September 3, 2013 | 10:23 am
Posted by Zan Romanoff
Mallory Ortberg recently proposed one of the best things I've heard in a long time: a type of costume party where every attendee has to "come dressed as an unpopular wife from a prestigious drama on cable television and treat each other with respect the entire night." Ortberg is talking about the morally complex gray-man anti-heroes of critically acclaimed shows-- Don Draper, Walter White, Tony Soprano--but the same trope repeats itself on both sides of the gender divide in detective shows, which all too often allow their violent, troubled heroes forgiveness and asbolution in the arms of smart, strong, and theoretically fiestely independent women.
You know the story in its broad outlines: he stands strong against the system, the small beauracratic minds that want to find evidence and follow procedure-- his brilliant intuition has no time for these things! He must right the wrongs of his dark and private past. His pursuit of justice twists him because he feels too much. He is brutal in his heart, and brilliant, and he could have chosen a criminal life but he lives on the side of the light! We must respect him for it. Inevitably his wife is among those who don't understand: she wants him home from dinner, she wants him to stop brooding while she's doing the dishes and putting the kids to bed. She leaves him for another, less complicated man. And then she comes back to him. Because he is so passionate and twisted and true.
This story repeats itself in the first two episodes of Luther, which is as many as I could bring myself to watch. It's a poorly-plotted procedural, somewhere between boring and inexplicable on the level of the crimes detective Luther is actually trying to solve, but it's Luther's relationship with his wife Zoe that makes the show intolerable. Twice in the pilot he has violent outbursts in her presence; both times when someone comes to restrain him he announces that he's a policeman, too, and they back off. Can we just imagine for a moment this story told from her perspective? What it would be like to be involved with a man who, upon hearing that during their separation she's started seeing someone, smashes a wooden door into pieces, and then gets to tell the police that it's okay, he's one of them, nothing to see here, move along? Zoe has every right to be terrified of Luther, but we never get to see her fear because the show doesn't consider or respect her enough to imagine that she might feel it.
It's chilling to watch the show edge us around to liking Luther, romanticizing his outbursts as evidence of his unbearably passionate nature instead of the uncontrolled rage of a man unchecked in his violence. It is essentially apologizing for an abusive dynamic as it repeatedly undermines Zoe's protests against having Luther in her life, telling us over and over that she doesn't know what she wants, that he's the only one who can protect her, that his actions are justified by the ends they achieve.

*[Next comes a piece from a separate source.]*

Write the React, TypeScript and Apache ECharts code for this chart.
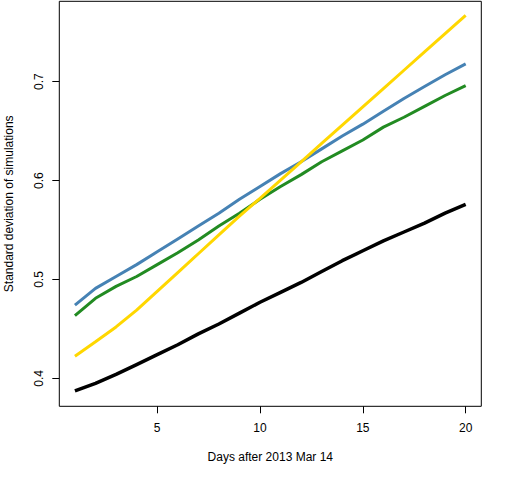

That's the problem with these shows: they write neat arcs in which there is a moral justification for every one of Luther's screaming fits. But in real life it doesn't work that way, and even if it did, all of the Zoe's of the world have a right to determine whether they want to be screamed at or not. The idea that anyone else can decide what is for a woman's own good is base, primitive thinking, and it's awful to watch it underlined in what sells itself as a smart, thoughtful drama. A costume party would be a nice start, but what I want more than anything is a show that takes women's stories seriously, talking about what it's like to be loved by men who genuinely aren't good for you or for themselves. I want to watch Zoe walk away from Luther and see what happens after, when she's in control, an acting subject instead of a beloved object, a sexy lamp in need of protection.